When a diet is enriched in monounsaturated fat at the expense of carbohydrate and proves to be beneficial it is impossible to say whether the presence of monounsaturated fats or the absence of carbohydrate (lower glycaemic load) produced the benefit. We just know that this exchange of macronutrients is beneficial.

However, as a consequence of this exchange, total fat intake was higher in the Mediterranean diets, about 40% of daily calories. Although not high by Mediterranean standards, 40% of calories from fat is well outside the recommended range of fat consumption in Australia of 20-35% of calories, yet body weights were unaffected and the risk for diabetes was lower. This begs the question of whether both boundaries of this recommended range for fat intakes are just too low, a legacy of outdated views on the virtues of low fat diets.

Big test still to come

Although the apparent protection of a monounsaturated fat-rich Mediterranean diet against diabetes is an intriguing result, the real excitement from the PREDIMED study may come with the publication of findings relating to the prevention of cardiovascular disease. These are expected in the next month or two. If the mono-rich diet again proves to be protective relative to the low fat diet, the policy makers will have some serious thinking to do about the amount of fat that should be recommended in healthy diets. Provided fat quality is good, more may be better.

Watch this space.

 

5 thoughts on “Do monounsaturated fat-rich diets prevent diabetes?
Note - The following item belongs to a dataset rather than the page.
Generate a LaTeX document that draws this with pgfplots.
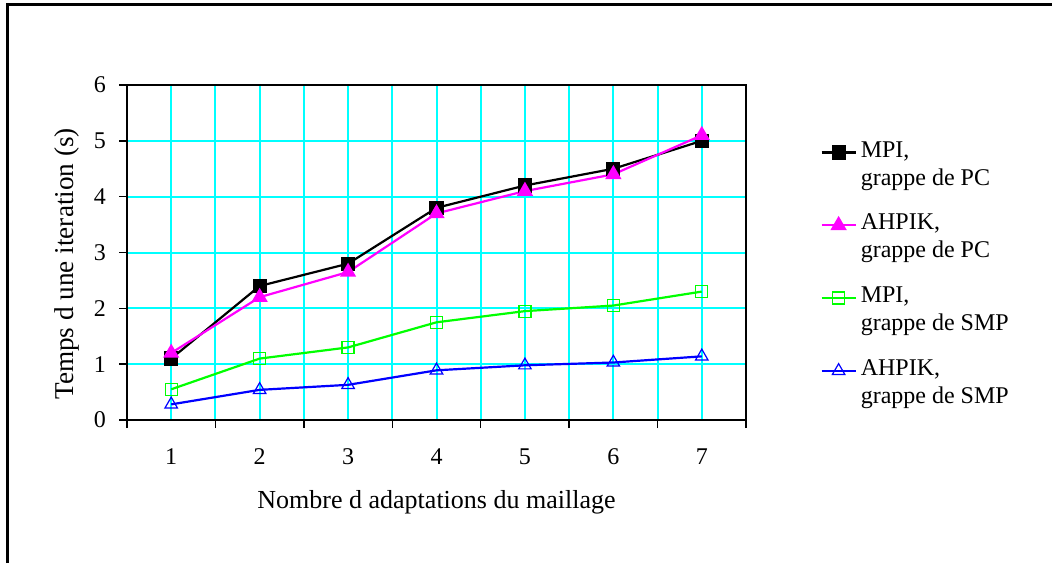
\documentclass[border=0pt]{standalone}
\usepackage{pgfplots}
\pgfplotsset{compat=1.18}
\usepackage{fontspec}
\setmainfont{Liberation Serif}
\definecolor{gridc}{RGB}{0,255,255}
\definecolor{mag}{RGB}{255,0,255}
\definecolor{grn}{RGB}{0,255,0}
\definecolor{blu}{RGB}{0,0,255}
\begin{document}
\begin{tikzpicture}[x=1pt,y=1pt]
\useasboundingbox (0,0) rectangle (526,281.5);
\draw[line width=1.5pt] (3.75,0) -- (3.75,279) -- (526,279);
\begin{axis}[
  at={(63.5pt,71.5pt)}, anchor=south west,
  scale only axis, width=309.5pt, height=167.5pt,
  xmin=0.5, xmax=7.5, ymin=0, ymax=6,
  xtick={0.5,1.5,...,7.5},
  x tick label as interval,
  xticklabels={1,2,3,4,5,6,7},
  minor xtick={1,2,...,7},
  ytick={0,1,...,6},
  tick pos=left,
  xmajorgrids, xminorgrids, ymajorgrids,
  major grid style={gridc, line width=1pt},
  minor grid style={gridc, line width=1pt},
  tick align=outside,
  major tick length=4pt, minor tick length=0pt,
  axis line style={black, line width=0.7pt},
  tick style={black, line width=0.7pt},
  /pgf/number format/assume math mode=true,
  ticklabel style={font=\fontsize{12}{14}\selectfont},
  xticklabel style={yshift=-7pt},
  yticklabel style={xshift=-3pt},
  xlabel={Nombre d adaptations du maillage},
  xlabel style={at={(rel axis cs:0.5,-0.245)}, anchor=center, font=\fontsize{13}{15}\selectfont},
  ylabel={Temps d une iteration (s)},
  ylabel style={at={(rel axis cs:-0.097,0.466)}, anchor=center, font=\fontsize{13.6}{15}\selectfont},
  legend style={at={(rel axis cs:1.1196,0.845)}, anchor=north west, draw=none, fill=none,
    inner sep=0pt, row sep=23pt, font=\fontsize{12}{14}\selectfont, cells={anchor=mid west}},
]
\addplot[black, line width=1.1pt, mark=square*, mark size=3pt, mark options={solid}]
  coordinates {(1,1.1)(2,2.4)(3,2.8)(4,3.8)(5,4.2)(6,4.5)(7,5.0)};
\addlegendentry{\vtop{\hbox{MPI,}\hbox{grappe de PC}}}
\addplot[mag, line width=1.1pt, mark=triangle*, mark size=3.6pt, mark options={solid}]
  coordinates {(1,1.2)(2,2.2)(3,2.65)(4,3.7)(5,4.1)(6,4.4)(7,5.1)};
\addlegendentry{\vtop{\hbox{AHPIK,}\hbox{grappe de PC}}}
\addplot[grn, line width=1.1pt, mark=square, mark size=3pt, mark options={solid, line width=0.6pt}]
  coordinates {(1,0.55)(2,1.1)(3,1.3)(4,1.75)(5,1.95)(6,2.05)(7,2.3)};
\addlegendentry{\vtop{\hbox{MPI,}\hbox{grappe de SMP}}}
\addplot[blu, line width=1.1pt, mark=triangle, mark size=3.6pt, mark options={solid, line width=0.6pt}]
  coordinates {(1,0.28)(2,0.54)(3,0.63)(4,0.89)(5,0.98)(6,1.03)(7,1.14)};
\addlegendentry{\vtop{\hbox{AHPIK,}\hbox{grappe de SMP}}}
\end{axis}
\end{tikzpicture}
\end{document}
  1. Thanks for the article Bill. Just wondering if you have any thoughts on the fact that the study used a culturally appropriate diet (i.e. Mediterranean diet for Spanish people) which was beneficial to health. I’m no expert, but I feel like we are looking at benefits of various ‘traditional’ diets, such as bush foods for Aboriginal people, Okinawan diet for Okinawans, and fish-rice-vegetable based diets for South-East Asian people. Of course there are great similarities between all of these (low in processed foods, high in nutrient dense items), but there are also differences. I wonder if the fact that the diet is culturally important to the people who are eating is making a difference?
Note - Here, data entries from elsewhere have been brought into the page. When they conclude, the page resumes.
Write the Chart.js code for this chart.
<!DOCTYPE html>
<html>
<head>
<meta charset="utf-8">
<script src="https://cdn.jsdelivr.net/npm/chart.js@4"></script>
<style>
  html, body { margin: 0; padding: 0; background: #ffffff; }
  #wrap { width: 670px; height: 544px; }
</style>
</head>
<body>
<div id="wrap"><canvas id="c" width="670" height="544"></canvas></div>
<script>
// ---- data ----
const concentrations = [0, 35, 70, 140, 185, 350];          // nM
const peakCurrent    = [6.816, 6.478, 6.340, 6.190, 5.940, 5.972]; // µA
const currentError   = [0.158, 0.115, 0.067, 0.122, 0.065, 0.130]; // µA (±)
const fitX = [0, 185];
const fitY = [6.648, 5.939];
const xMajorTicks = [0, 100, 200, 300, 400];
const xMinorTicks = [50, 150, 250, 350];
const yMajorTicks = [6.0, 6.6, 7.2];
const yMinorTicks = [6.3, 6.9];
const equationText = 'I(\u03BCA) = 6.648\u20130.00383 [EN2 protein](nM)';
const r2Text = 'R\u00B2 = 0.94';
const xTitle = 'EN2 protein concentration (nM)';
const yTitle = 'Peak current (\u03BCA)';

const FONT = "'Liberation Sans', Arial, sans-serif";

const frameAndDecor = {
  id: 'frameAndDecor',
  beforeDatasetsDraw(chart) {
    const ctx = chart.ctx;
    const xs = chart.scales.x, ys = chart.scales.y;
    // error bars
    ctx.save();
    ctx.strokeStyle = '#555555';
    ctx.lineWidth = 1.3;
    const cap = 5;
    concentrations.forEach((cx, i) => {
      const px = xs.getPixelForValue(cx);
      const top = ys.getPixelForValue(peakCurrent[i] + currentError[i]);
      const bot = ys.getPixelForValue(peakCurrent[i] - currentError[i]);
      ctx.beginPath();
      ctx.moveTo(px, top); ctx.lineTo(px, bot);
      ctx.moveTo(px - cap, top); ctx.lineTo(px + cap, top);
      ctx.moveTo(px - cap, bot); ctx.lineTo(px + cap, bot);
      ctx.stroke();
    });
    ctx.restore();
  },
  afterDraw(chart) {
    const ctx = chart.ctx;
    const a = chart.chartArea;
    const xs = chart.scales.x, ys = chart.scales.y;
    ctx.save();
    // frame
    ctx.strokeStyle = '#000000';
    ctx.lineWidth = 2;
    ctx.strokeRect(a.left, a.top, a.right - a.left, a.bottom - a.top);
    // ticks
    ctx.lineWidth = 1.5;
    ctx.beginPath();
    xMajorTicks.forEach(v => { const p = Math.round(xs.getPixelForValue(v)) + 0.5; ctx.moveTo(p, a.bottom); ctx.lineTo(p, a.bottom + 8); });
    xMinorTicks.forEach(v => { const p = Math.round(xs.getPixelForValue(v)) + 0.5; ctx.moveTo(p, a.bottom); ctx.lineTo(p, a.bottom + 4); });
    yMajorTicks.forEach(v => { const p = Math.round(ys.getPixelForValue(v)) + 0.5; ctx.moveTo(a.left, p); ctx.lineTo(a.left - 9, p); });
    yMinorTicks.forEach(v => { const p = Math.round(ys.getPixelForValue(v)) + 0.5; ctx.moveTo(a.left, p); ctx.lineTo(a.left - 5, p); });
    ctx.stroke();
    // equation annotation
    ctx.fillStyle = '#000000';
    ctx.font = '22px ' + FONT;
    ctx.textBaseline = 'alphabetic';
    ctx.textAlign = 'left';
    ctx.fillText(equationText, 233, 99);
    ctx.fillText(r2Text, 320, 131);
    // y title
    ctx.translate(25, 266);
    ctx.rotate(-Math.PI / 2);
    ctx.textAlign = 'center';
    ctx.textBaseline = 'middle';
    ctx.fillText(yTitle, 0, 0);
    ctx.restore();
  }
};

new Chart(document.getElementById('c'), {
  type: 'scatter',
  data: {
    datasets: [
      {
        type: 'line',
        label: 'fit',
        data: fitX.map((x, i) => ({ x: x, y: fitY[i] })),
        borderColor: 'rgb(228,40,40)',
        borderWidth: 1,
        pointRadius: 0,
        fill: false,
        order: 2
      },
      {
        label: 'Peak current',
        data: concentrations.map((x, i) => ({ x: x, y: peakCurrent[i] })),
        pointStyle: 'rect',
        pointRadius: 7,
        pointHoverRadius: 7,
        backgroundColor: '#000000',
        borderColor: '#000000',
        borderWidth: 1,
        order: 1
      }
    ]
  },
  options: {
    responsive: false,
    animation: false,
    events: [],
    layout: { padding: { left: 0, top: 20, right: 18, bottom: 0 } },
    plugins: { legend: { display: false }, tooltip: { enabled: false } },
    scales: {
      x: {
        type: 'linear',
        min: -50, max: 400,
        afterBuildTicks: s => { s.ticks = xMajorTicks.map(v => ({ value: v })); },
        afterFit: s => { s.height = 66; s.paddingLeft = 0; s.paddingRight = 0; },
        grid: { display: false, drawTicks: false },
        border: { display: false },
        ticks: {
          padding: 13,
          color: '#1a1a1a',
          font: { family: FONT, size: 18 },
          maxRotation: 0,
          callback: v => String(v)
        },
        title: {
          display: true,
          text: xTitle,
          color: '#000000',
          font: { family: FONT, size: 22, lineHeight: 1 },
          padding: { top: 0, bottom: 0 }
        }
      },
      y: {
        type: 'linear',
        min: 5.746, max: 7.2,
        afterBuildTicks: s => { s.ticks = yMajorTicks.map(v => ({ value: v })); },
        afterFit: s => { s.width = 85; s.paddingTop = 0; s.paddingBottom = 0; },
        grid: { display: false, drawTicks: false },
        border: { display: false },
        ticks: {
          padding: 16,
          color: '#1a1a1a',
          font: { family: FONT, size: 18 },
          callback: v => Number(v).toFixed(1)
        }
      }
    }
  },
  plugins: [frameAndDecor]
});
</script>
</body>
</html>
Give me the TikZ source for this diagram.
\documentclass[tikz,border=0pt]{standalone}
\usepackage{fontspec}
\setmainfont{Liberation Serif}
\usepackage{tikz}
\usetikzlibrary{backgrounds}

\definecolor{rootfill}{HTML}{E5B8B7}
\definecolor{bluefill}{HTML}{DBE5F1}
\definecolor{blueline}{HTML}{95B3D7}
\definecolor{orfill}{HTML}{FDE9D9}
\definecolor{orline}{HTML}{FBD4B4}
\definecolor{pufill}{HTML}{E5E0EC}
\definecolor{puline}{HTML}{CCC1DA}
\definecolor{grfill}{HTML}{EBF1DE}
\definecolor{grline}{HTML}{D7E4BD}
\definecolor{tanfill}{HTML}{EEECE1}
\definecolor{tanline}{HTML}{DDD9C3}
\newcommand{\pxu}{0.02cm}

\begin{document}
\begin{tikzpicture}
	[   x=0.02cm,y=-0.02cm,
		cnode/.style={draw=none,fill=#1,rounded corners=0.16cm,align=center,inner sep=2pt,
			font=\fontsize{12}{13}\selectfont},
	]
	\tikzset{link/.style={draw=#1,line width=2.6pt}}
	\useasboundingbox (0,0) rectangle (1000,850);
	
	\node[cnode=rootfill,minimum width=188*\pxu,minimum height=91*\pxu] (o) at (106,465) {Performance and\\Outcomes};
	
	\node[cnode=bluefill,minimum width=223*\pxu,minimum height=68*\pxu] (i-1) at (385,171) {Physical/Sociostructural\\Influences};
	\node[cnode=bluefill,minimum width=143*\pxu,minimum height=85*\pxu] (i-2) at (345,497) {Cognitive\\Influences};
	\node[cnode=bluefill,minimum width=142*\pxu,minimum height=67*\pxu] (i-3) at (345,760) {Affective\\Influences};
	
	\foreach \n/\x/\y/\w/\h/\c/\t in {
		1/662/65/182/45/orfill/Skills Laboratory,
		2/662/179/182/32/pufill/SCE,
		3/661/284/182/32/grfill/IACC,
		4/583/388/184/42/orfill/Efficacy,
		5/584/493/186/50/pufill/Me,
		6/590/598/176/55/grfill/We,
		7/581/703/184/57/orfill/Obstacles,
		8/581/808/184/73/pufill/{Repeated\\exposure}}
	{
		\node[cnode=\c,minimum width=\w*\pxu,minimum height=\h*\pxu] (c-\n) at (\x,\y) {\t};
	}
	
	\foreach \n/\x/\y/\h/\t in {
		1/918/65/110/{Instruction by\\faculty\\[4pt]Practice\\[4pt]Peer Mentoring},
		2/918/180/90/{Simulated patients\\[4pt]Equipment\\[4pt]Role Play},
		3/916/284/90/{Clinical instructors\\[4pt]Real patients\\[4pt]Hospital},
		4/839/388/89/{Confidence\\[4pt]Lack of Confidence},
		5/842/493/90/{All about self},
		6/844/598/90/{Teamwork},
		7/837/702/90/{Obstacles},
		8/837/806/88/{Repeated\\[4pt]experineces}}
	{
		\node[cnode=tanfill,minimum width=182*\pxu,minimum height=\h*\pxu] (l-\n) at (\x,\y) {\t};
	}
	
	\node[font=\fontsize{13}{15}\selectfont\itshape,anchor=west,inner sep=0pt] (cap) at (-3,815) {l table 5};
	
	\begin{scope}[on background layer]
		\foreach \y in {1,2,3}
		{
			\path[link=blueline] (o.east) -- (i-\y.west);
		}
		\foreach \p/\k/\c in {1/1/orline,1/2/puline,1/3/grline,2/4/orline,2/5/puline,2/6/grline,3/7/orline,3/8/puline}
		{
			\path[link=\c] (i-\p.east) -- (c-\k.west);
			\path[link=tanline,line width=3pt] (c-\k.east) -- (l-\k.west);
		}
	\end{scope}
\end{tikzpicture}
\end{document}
    • Hi Jenna. Cultural appropriateness is an interesting issue. In the PREDIMED study the researchers had some difficulty getting the control subjects to stick to a low fat diet!
      For all of us who provide dietary advice, the culture of the individual or group concerned needs to be the platform on which we build our advice – it’s fundamental to adherence.
      On the other hand, I think we need to be careful not to assume that a culturally appropriate diet is necessarily a healthy diet. For example, rice-based diets worked well for Asian populations when they were relatively poor, lean and physically active, but these diets don’t look so good now that the populations are increasingly wealthy, overweight, inactive and insulin resistant. Regards, Bill

  2. This is very interesting study and there’s even more to come as you write. Given the results I’m really amazed that this study has not created more hype or debate. Actually, I’m quite disappointed that leading experts have not pondered the results in public. This study was different from the Finnish and other diabetes prevention studies in that there was not any exercise and weight loss intervention. Weight loss or physical exercise as such have been proved to be effective in the prevention of T2D.

    • Hello Reijo. The current study was relatively small – conducted at just one centre. Maybe people are taking a wait-and-see attitude until the major findings are released. If the PREDIMED study proves mono-rich diets are protective against coronary heart disease I am sure we will hear a lot more about it. Regards, Bill

  3. Diabetes is a common problem with aging people. It’s the number one killer disease in the world and currently affecting most of the populations in the United States. Alarming numbers only gives us an idea that we should be conscious on what we eat. By the way, milk,cinnamon,coffee and nuts are some powerful diabetes prevention foods.